» **Available records**:
• • • • • • •

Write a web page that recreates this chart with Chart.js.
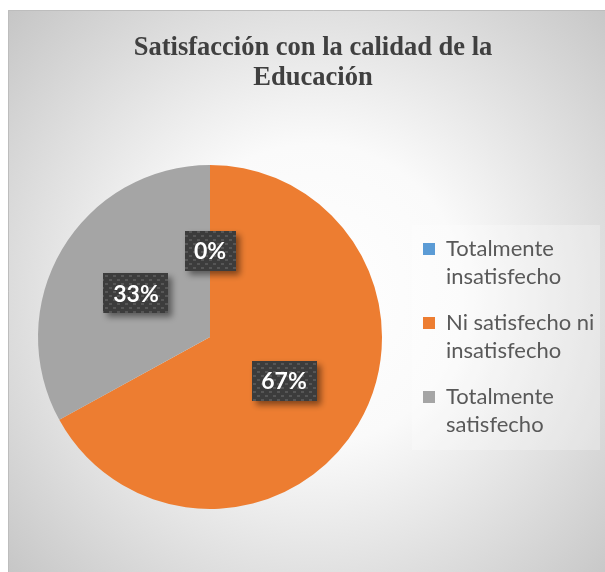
<!DOCTYPE html>
<html>
<head>
<meta charset="utf-8">
<script src="https://cdn.jsdelivr.net/npm/chart.js@4.4.1/dist/chart.umd.min.js"></script>
<style>
html, body { margin: 0; padding: 0; background: #fff; overflow: hidden; width: 605px; height: 572px; }
#wrap { position: absolute; left: 8px; top: 10px; width: 610px; height: 562px; }
</style>
</head>
<body>
<div id="wrap"><canvas id="c" width="610" height="562"></canvas></div>
<script>
const titleLines = ['Satisfacción con la calidad de la', 'Educación'];
const categories = [['Totalmente', 'insatisfecho'], ['Ni satisfecho ni', 'insatisfecho'], ['Totalmente', 'satisfecho']];
const percents = [0, 67, 33];
const colors = ['#5B9BD5', '#ED7D31', '#A5A5A5'];

// dark dotted fill used behind the data labels
function makePattern(ctx) {
  const t = document.createElement('canvas');
  t.width = 8; t.height = 8;
  const g = t.getContext('2d');
  g.fillStyle = '#3c3c3c'; g.fillRect(0, 0, 8, 8);
  g.fillStyle = '#565656'; g.fillRect(1, 1, 3, 2); g.fillRect(5, 5, 3, 2);
  return ctx.createPattern(t, 'repeat');
}

const bgPlugin = {
  id: 'bg',
  beforeDraw(chart) {
    const { ctx, width, height } = chart;
    ctx.save();
    const g = ctx.createRadialGradient(305, 285, 0, 305, 285, 430);
    g.addColorStop(0, '#ffffff');
    g.addColorStop(0.35, '#fafafa');
    g.addColorStop(1, '#c3c3c3');
    ctx.fillStyle = g;
    ctx.fillRect(0, 0, width, height);
    ctx.fillStyle = 'rgba(255,255,255,0.25)';
    ctx.fillRect(404, 215, 188, 225);
    // frame: only top and left edges are visible in the crop
    ctx.strokeStyle = '#bdbdbd';
    ctx.lineWidth = 1;
    ctx.beginPath();
    ctx.moveTo(0.5, height);
    ctx.lineTo(0.5, 0.5);
    ctx.lineTo(width, 0.5);
    ctx.stroke();
    ctx.restore();
  }
};

const labelPlugin = {
  id: 'boxLabels',
  afterDatasetsDraw(chart) {
    const ctx = chart.ctx;
    const pat = makePattern(ctx);
    const meta = chart.getDatasetMeta(0);
    ctx.save();
    ctx.font = 'bold 23px Lato';
    ctx.textAlign = 'center';
    ctx.textBaseline = 'middle';
    meta.data.forEach((arc, i) => {
      const p = arc.getCenterPoint();
      const txt = percents[i] + '%';
      const w = Math.round(ctx.measureText(txt).width + 19), h = 40;
      const x = Math.round(p.x - w / 2), y = Math.round(p.y - h / 2);
      ctx.save();
      ctx.shadowColor = 'rgba(0,0,0,0.45)';
      ctx.shadowBlur = 6;
      ctx.shadowOffsetX = 4;
      ctx.shadowOffsetY = 4;
      ctx.fillStyle = pat;
      ctx.fillRect(x, y, w, h);
      ctx.restore();
      ctx.fillStyle = '#fff';
      ctx.fillText(txt, p.x, p.y + 1);
    });
    ctx.restore();
  }
};

// fixed legend width so pie and title land where they should
const legendFix = {
  id: 'legendFix',
  beforeInit(chart) {
    const l = chart.legend;
    const fit = l.fit;
    l.fit = function () { fit.call(this); this.width = 206; };
  }
};

new Chart(document.getElementById('c'), {
  type: 'pie',
  data: {
    labels: categories,
    datasets: [{
      data: percents,
      backgroundColor: colors,
      borderWidth: 0
    }]
  },
  options: {
    responsive: false,
    animation: false,
    layout: { padding: { left: 7, right: 7, top: 0, bottom: 63 } },
    plugins: {
      tooltip: { enabled: false },
      title: {
        display: true,
        text: titleLines,
        color: '#404040',
        font: { family: 'Liberation Serif', size: 26.5, weight: 'bold', lineHeight: '30px' },
        padding: { top: 23, bottom: 72 }
      },
      legend: {
        position: 'right',
        fullSize: false,
        align: 'center',
        title: { display: true, text: '', padding: 0, font: { size: 6, lineHeight: 1 } },
        labels: {
          boxWidth: 12,
          boxHeight: 12,
          padding: 18,
          color: '#595959',
          font: { family: 'Lato', size: 22, lineHeight: '28px' }
        }
      }
    }
  },
  plugins: [bgPlugin, labelPlugin, legendFix]
});
</script>
</body>
</html>
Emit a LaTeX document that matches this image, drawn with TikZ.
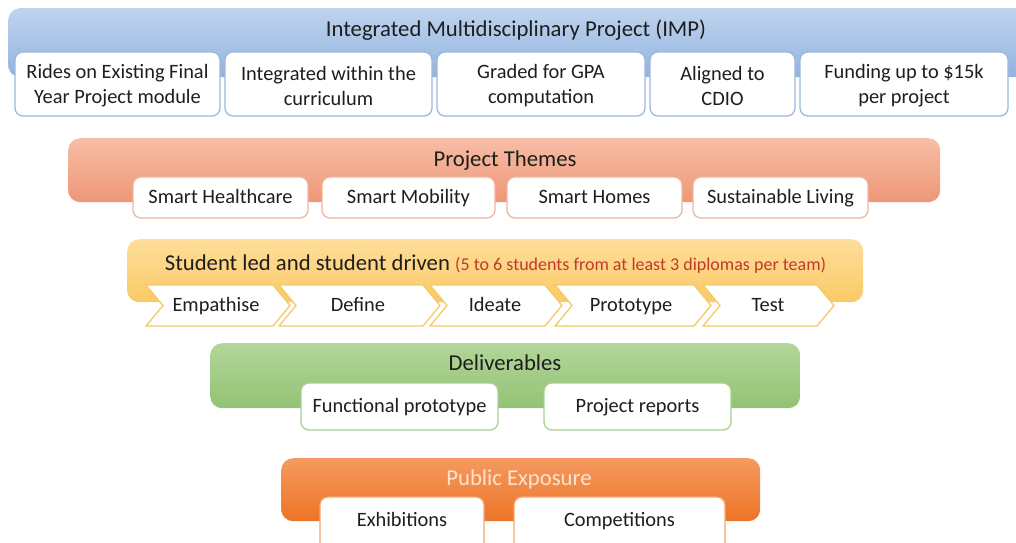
\documentclass[tikz,border=0pt]{standalone}
\usepackage{fontspec}
\setmainfont{Carlito}
\definecolor{txt}{HTML}{1E1E1E}
\definecolor{blueT}{HTML}{BFD4EE}
\definecolor{blueB}{HTML}{92B3DF}
\definecolor{blueE}{HTML}{9DB8DD}
\definecolor{salT}{HTML}{F7BEA6}
\definecolor{salB}{HTML}{EE9677}
\definecolor{salE}{HTML}{F0B49C}
\definecolor{yelT}{HTML}{FEDE9A}
\definecolor{yelB}{HTML}{FBC966}
\definecolor{yelE}{HTML}{F7C965}
\definecolor{grnT}{HTML}{B2D69A}
\definecolor{grnB}{HTML}{93C274}
\definecolor{grnE}{HTML}{A9D08E}
\definecolor{orgT}{HTML}{F59A60}
\definecolor{orgB}{HTML}{EC7426}
\definecolor{orgE}{HTML}{F3A777}
\definecolor{redT}{HTML}{C0392B}
\definecolor{pubT}{HTML}{FDE3D0}
\tikzset{
  band/.style={rounded corners=12pt, inner sep=0pt, draw=none, anchor=north west, shading=axis, shading angle=0},
  wbox/.style={draw, fill=white, rounded corners=8pt, line width=1.3pt, inner sep=0pt},
  lbl/.style={text=txt, font=\fontsize{20.4}{25}\selectfont, inner sep=0pt, align=center},
  one/.style={lbl, text height=14.5pt, text depth=3.5pt},
  ttl/.style={text=txt, font=\fontsize{22.7}{27}\selectfont, inner sep=0pt, text height=16pt, text depth=4pt},
  chev/.style={draw=yelE, fill=white, line width=1.3pt, line join=miter}
}
\begin{document}
\begin{tikzpicture}[x=1pt,y=-1pt]
\useasboundingbox (0,0) rectangle (1016,542);
\clip (0,0) rectangle (1016,542);
% ---------- IMP band ----------
\node[band, top color=blueT, bottom color=blueB, minimum width=1040pt, minimum height=69pt] (imp) at (8,8) {};
\node[ttl] (impt) at (516,30) {Integrated Multidisciplinary Project (IMP)};
\tikzset{wb/.style={wbox, draw=blueE, minimum height=64pt}}
\node[wb, minimum width=205pt] (b1) at (117.5,84) {};
\node[wb, minimum width=207pt] (b2) at (328.5,84) {};
\node[wb, minimum width=208pt] (b3) at (541,84) {};
\node[wb, minimum width=145pt] (b4) at (722.5,84) {};
\node[wb, minimum width=208pt] (b5) at (904,84) {};
\node[lbl] (b1t) at (117.5,86) {Rides on Existing Final\\Year Project module};
\node[lbl] (b2t) at (328.5,86) {Integrated within the\\curriculum};
\node[lbl] (b3t) at (541,86) {Graded for GPA\\computation};
\node[lbl] (b4t) at (722.5,86) {Aligned to\\CDIO};
\node[lbl] (b5t) at (904,86) {Funding up to \$15k\\per project};
% ---------- Themes band ----------
\node[band, top color=salT, bottom color=salB, minimum width=872pt, minimum height=64pt] (thm) at (68,138) {};
\node[ttl] (thmt) at (505,160) {Project Themes};
\tikzset{tb/.style={wbox, draw=salE, minimum height=41pt}}
\node[tb, minimum width=175pt] (t1) at (220.5,197.5) {};
\node[tb, minimum width=173pt] (t2) at (408.5,197.5) {};
\node[tb, minimum width=175pt] (t3) at (594.5,197.5) {};
\node[tb, minimum width=175pt] (t4) at (780.5,197.5) {};
\node[one] (t1t) at (t1) {Smart Healthcare};
\node[one] (t2t) at (t2) {Smart Mobility};
\node[one] (t3t) at (t3) {Smart Homes};
\node[one] (t4t) at (t4) {Sustainable Living};
% ---------- Student band ----------
\node[band, top color=yelT, bottom color=yelB, minimum width=736pt, minimum height=63pt] (stu) at (127,239) {};
\node[ttl] (stut) at (495.5,264) {Student led and student driven {\color{redT}\fontsize{18}{22}\selectfont (5 to 6 students from at least 3 diplomas per team)}};
% chevrons: left L, tip R, label centre C; top 285, bottom 326, depth 17
\foreach \L/\R/\C/\nm/\tx in {146/290/216/c1/Empathise, 279/440/358/c2/Define, 430/562/495/c3/Ideate, 555/711/631/c4/Prototype, 703/834/768/c5/Test}{
  \draw[chev] (\L,285) -- (\R-17,285) -- (\R,305.5) -- (\R-17,326) -- (\L,326) -- (\L+17,305.5) -- cycle;
  \node[one] (\nm) at (\C,305.5) {\tx};
}
% ---------- Deliverables band ----------
\node[band, top color=grnT, bottom color=grnB, minimum width=590pt, minimum height=65pt] (del) at (210,343) {};
\node[ttl] (delt) at (505,364) {Deliverables};
\tikzset{db/.style={wbox, draw=grnE, minimum height=47pt}}
\node[db, minimum width=197pt] (d1) at (399.5,406.5) {};
\node[db, minimum width=187pt] (d2) at (637.5,406.5) {};
\node[one] (d1t) at (d1) {Functional prototype};
\node[one] (d2t) at (d2) {Project reports};
% ---------- Public exposure band ----------
\node[band, top color=orgT, bottom color=orgB, minimum width=479pt, minimum height=63pt] (pub) at (281,458) {};
\node[ttl, text=pubT] (pubt) at (519,479) {Public Exposure};
\tikzset{ob/.style={wbox, draw=orgE, minimum height=63pt}}
\node[ob, minimum width=164pt] (e1) at (402,528.5) {};
\node[ob, minimum width=211pt] (e2) at (619.5,528.5) {};
\node[one] (e1t) at (402,521) {Exhibitions};
\node[one] (e2t) at (619.5,521) {Competitions};
\end{tikzpicture}
\end{document}
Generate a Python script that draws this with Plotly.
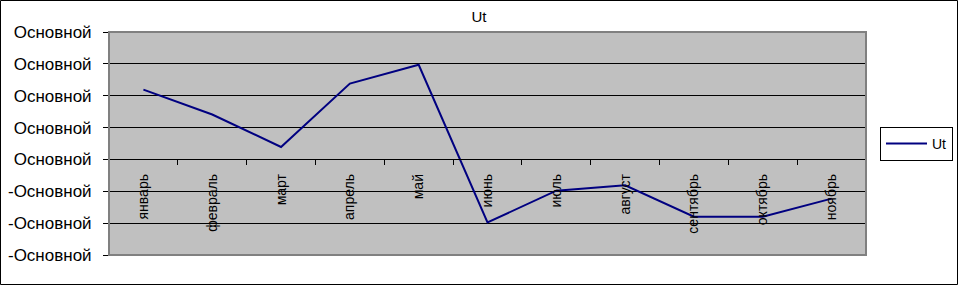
import plotly.graph_objects as go

months = ["январь", "февраль", "март", "апрель", "май", "июнь", "июль",
          "август", "сентябрь", "октябрь", "ноябрь"]
ut_values = [2.19, 1.41, 0.39, 2.38, 2.97, -1.98, -0.98, -0.81, -1.80, -1.80, -1.23]
y_tickvals = [-3, -2, -1, 0, 1, 2, 3, 4]
y_ticktext = ["-Основной", "-Основной", "-Основной", "Основной",
              "Основной", "Основной", "Основной", "Основной"]

W, H = 958, 285
L, R, T, B = 109, 866, 32, 255
pw, ph = R - L, B - T

def px_x(p):
    return (p - L) / pw

def px_y(p):
    return (B - p) / ph

font = "Liberation Sans, Arial, sans-serif"

fig = go.Figure()
fig.add_trace(go.Scatter(
    x=months, y=ut_values, mode="lines", name="Ut",
    line=dict(color="#000080", width=2),
))

fig.update_layout(
    width=W, height=H,
    margin=dict(l=L, r=W - R, t=T, b=H - B, autoexpand=False),
    paper_bgcolor="white",
    plot_bgcolor="#C0C0C0",
    font=dict(family=font, color="black"),
    title=dict(text="Ut", x=0.5, xref="container", y=1 - 17 / H, yref="container",
               xanchor="center", yanchor="middle", font=dict(size=15, family=font)),
    showlegend=True,
    legend=dict(x=px_x(880), y=px_y(127), xanchor="left", yanchor="top",
                bordercolor="black", borderwidth=1, bgcolor="white",
                itemwidth=41,
                font=dict(size=14, family=font)),
    xaxis=dict(
        type="category", range=[-0.5, 10.5],
        anchor="free", position=3 / 7,
        showline=True, linecolor="black", linewidth=1,
        ticks="outside", ticklen=5, tickcolor="black", tickson="boundaries",
        tickangle=-90, tickfont=dict(size=14, family=font),
        ticklabelstandoff=8, automargin=False,
        showgrid=False, zeroline=False,
    ),
    yaxis=dict(
        range=[-3, 4], tickvals=y_tickvals, ticktext=y_ticktext,
        showgrid=True, gridcolor="black", gridwidth=1,
        zeroline=False,
        showline=True, linecolor="black", linewidth=1,
        ticks="outside", ticklen=5, tickcolor="black",
        tickfont=dict(size=17, family=font),
        ticklabelstandoff=8, automargin=False,
    ),
    shapes=[
        dict(type="rect", xref="paper", yref="paper", x0=0, x1=1, y0=0, y1=1,
             line=dict(color="#808080", width=2), fillcolor="rgba(0,0,0,0)",
             layer="above"),
        dict(type="rect", xref="paper", yref="paper",
             x0=px_x(0.5), x1=px_x(957.5), y0=px_y(284.5), y1=px_y(0.5),
             line=dict(color="black", width=1), fillcolor="rgba(0,0,0,0)"),
    ],
)

fig.write_html("out.html")
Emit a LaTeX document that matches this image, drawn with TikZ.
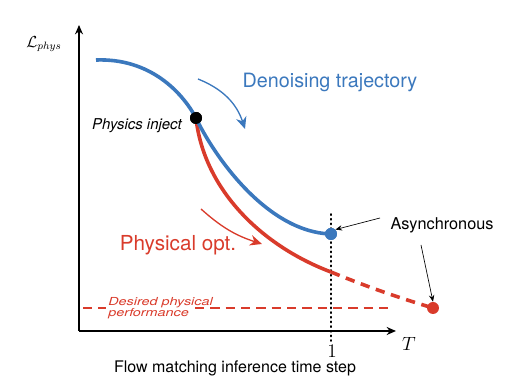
\documentclass[tikz,border=0pt]{standalone}
\usepackage{fontspec}
\setsansfont{TeX Gyre Heros}
\newfontfamily\widesans[FakeStretch=1.3]{TeX Gyre Heros}
\usetikzlibrary{arrows.meta}
\definecolor{myblue}{HTML}{3B78BD}
\definecolor{myred}{HTML}{D93B2B}
\tikzset{
  axis/.style={line width=1.5pt,-{Stealth[length=7pt,width=6pt]}},
  bluecurve/.style={myblue,line width=2.7pt},
  redcurve/.style={myred,line width=2.7pt},
  thinarrow/.style={line width=0.5pt,-{Stealth[length=5pt,width=4pt]}},
  lbl/.style={font=\sffamily},
}
\begin{document}
\begin{tikzpicture}[x=0.75pt,y=-0.75pt]
\useasboundingbox (0,0) rectangle (512,384);
% axes
\coordinate (O) at (79,331);
\coordinate (ytop) at (79,25);
\coordinate (xend) at (396,331);
\draw[axis] (O) -- (ytop);
\draw[axis] (O) -- (xend);
\node[font=\large] (ylab) at (44,44) {$\mathcal{L}_{phys}$};
\node[font=\Large] (xlab) at (409,344) {$T$};
% dotted vertical
\coordinate (vtop) at (331,214);
\coordinate (vbot) at (331,341);
\draw[line width=1.2pt,dash pattern=on 0.9pt off 2.6pt,line cap=round] (vtop) -- (vbot);
\node[font=\Large] (one) at (332,351) {$1$};
\node[font=\sffamily\fontsize{12}{14}\selectfont] (xcap) at (235,368) {Flow matching inference time step};
% desired line
\coordinate (d1) at (83,308);
\coordinate (d2) at (106,308);
\coordinate (d3) at (195,308);
\coordinate (d4) at (394,308);
\draw[myred,line width=2pt,dash pattern=on 7pt off 4.5pt] (d1) -- (d2);
\draw[myred,line width=2pt,dash pattern=on 7pt off 4.5pt] (d3) -- (d4);
\node[myred,font=\widesans\itshape\fontsize{8.3}{8.3}\selectfont,align=left,anchor=west,inner sep=0pt] (desired) at (108,308.5) {Desired physical\\performance};
% curves
\coordinate (b0) at (96,60);
\node[circle,fill=black,inner sep=0pt,minimum size=9pt] (inj) at (196,118) {};
\node[circle,fill=myblue,inner sep=0pt,minimum size=9pt] (bend) at (331,234) {};
\node[circle,fill=myred,inner sep=0pt,minimum size=9pt] (rend) at (433,308) {};
\coordinate (rmid) at (331,272);
\draw[redcurve] (inj.center) .. controls (204,190) and (262,246) .. (rmid);
\draw[redcurve,dash pattern=on 7pt off 5pt] (rmid) .. controls (370,288) and (400,298) .. (rend.center);
\draw[bluecurve] (b0) .. controls (150,58) and (182,92) .. (inj.center)
  .. controls (212,152) and (265,232) .. (bend.center);
\node[circle,fill=black,inner sep=0pt,minimum size=9pt] at (inj) {};
\node[circle,fill=myblue,inner sep=0pt,minimum size=9pt] at (bend) {};
% labels
\node[myblue,font=\sffamily\fontsize{14.8}{17}\selectfont] (den) at (330,82) {Denoising trajectory};
\node[font=\sffamily\itshape\fontsize{11.2}{13}\selectfont] (phyinj) at (137,126) {Physics inject};
\node[myred,font=\sffamily\fontsize{15.5}{18}\selectfont] (popt) at (178,245) {Physical opt.};
\node[font=\sffamily\fontsize{12.2}{14}\selectfont] (async) at (442,225) {Asynchronous};
% curved arrows
\coordinate (ba1) at (198,79);
\coordinate (ba2) at (245,129);
\draw[myblue,line width=1pt,-{Stealth[length=9pt,width=8pt]}] (ba1) to[bend left=25] (ba2);
\coordinate (ra1) at (201,209);
\coordinate (ra2) at (262,244);
\draw[myred,line width=1pt,-{Stealth[length=9pt,width=8pt]}] (ra1) to[bend right=12] (ra2);
% async arrows
\coordinate (aa1) at (380,218);
\coordinate (aa2) at (421,245);
\draw[thinarrow] (aa1) -- (bend.north east);
\draw[thinarrow] (aa2) -- (rend.north);
\end{tikzpicture}
\end{document}
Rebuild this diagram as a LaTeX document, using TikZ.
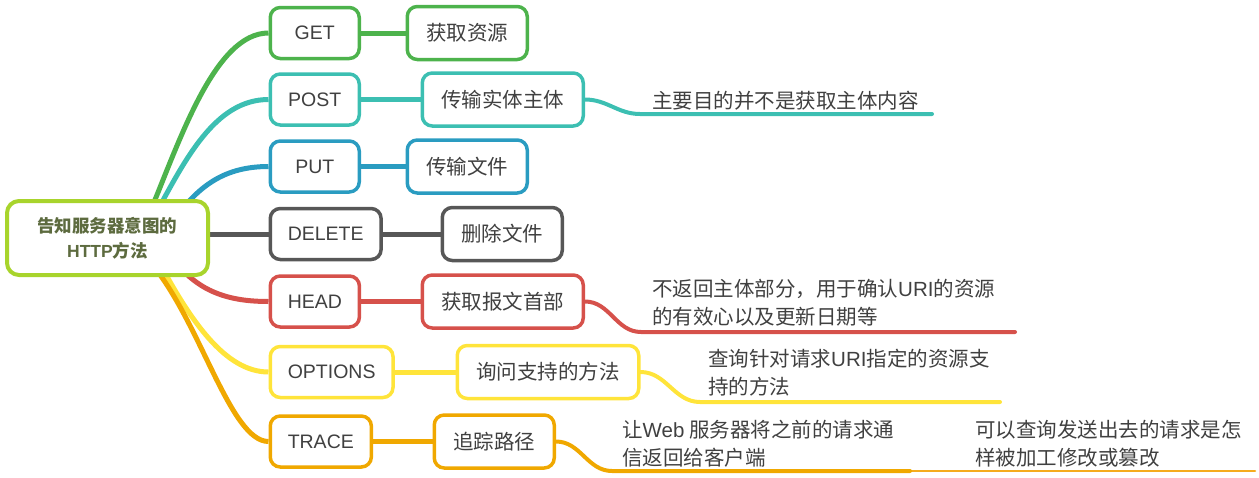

• • • • • • •

» **Exercise task**:
Reproduce each line of the material containing the word "that".

» **The answer**:
Write a web page that recreates this chart with Chart.js.
Emit a LaTeX document that matches this image, drawn with TikZ.
Generate a Python script that draws this with Plotly.
Emit a LaTeX document that matches this image, drawn with TikZ.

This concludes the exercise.